I’m amazed they would let you bring in a camera. Who ever will pay to go in there now?
I’ve seen all I need to see!
I’m amazed they would let you bring in a camera. Who ever will pay to go in there now?
I’ve seen all I need to see!
That looks positively bizarre, I must admit. It reminds me of my local pub when I used to live in Hampshire, England - which has a set of stuffed squirrels and weasels playing a game of cricket in the shelf above the bar. Every time I went there I had to re-visit the weirdness, and it never quite became normal.
Yeah, I’m a furry carnivore. They’re dead now, who cares? 
Fair enough. Also love to eat the meat here, but even though I’m not morally opposed to eating animals, I am opposed to making them spend the afterlife boxing, fishing, and ballroom dancing.
I’ve emailed my parents who travel a lot in Canada and would appreciate this.
What did they have at the gift shop and what did you get?
I see a real oppurtunity for the White Elephant thread.
One of my favorite spoken word stories of all time is Kevin Kling’s Taxidermy which has exactly this type of diorama (is that the right word? probably not…) as its subject.
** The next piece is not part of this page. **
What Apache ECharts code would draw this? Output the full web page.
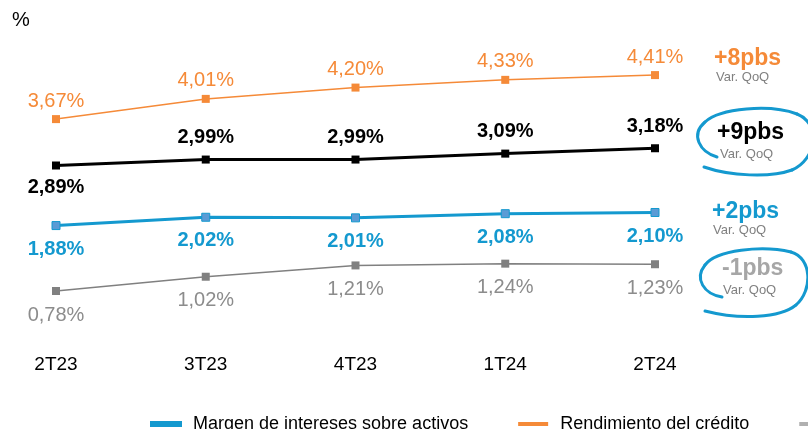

I wish I could link you to it- it’s the most awesome story ever.
Gopherama?
Bizarro-ama?
Rodentrama?
There was a thread here years ago about weird taxidermy. The (forgotten now) poster wrote about his aunt, who “loved her kitties a little bit too much.” When they died, the aunt had her husband, a taxidermist, stuff the kitties. Every Christmas, she would stage the corpses in a creche, complete with a kitten in the manger, and three king cats. In keeping with the tradition that one of the kings was from Nubia, she made sure that her dead black kitty was one of the visiting royalty. I think I remember that stuffed chipmunks were fitted with wings and suspended over the stable as angels. Would I love to see that on flicker.
Astonishing.
Two dead gophers and a double-double. THAT would make my day.
Signed,
Someone who’s tripped in one too many goddamned gopher holes.
And a dead lawyer!
Tapioca those fighting squirrels are awesome!
Fighting Squirrels = Band Name!
I’m not sure what is more disturbing: the fact someone went to all the trouble to create that “museum” or that people go so far out of their way and presumably pay money to see it.
We are disturbed.
I blew a tank of gas and was out of there in ten minutes.
I did it for all of you people.
meek
Visiting the crappy spots - so you don’t have to.
.
I went to the museum the day after my wedding (at my husbands request). He thought that the visiting family had not truly seen Alberta until they had seen the gophers. So we planned this big day that involved a little sidetrack to Torrington.
Unfortunately he wound up too hung over to make the drive…
The rest of us still went and we took pictures to make him a gopher calendar for Christmas
I can’t wait to see the look on his face when he opens that gift 
I thank you sir for your service. Between this thread and the furry thread I think I’ve gotten enough “critter education” for one day.
Lovely Older Farm Home
Oil heat, all new kitchen
2 baths, 4 bedrooms
home office!
Outbuildings include Gopher Museum
Now, I daresay there are likely more than a few message boards out there whose members would respond with interest and approval to the OP’s anthropomorphic gopher taxidermy slideshow.
But I have to think there’s something just a little bit special about a message board where the fifth reply to such an OP is, “Oh yeah, my great great grandpa was also heavily into anthropomorphic gopher taxidermy.”
meek and Tapioca Dextrin, thanks for being SDMB members.
God bless the insane small town museums everywhere. It does my heart good to know that, in this often cold and unfeeling world we live in, some of us still care enough to dress a dead gopher in a tiny bikini.
Oh. So I didn’t need to hang out in Barons? Or go to Vulcan, or Granum, or Macleod?
This totally sounds like an episode of Corner Gas, doesn’t it?
ETA: and this town’s even smaller than Dog River!
The ought to have built a giant hoe to commemorate their agricultural past.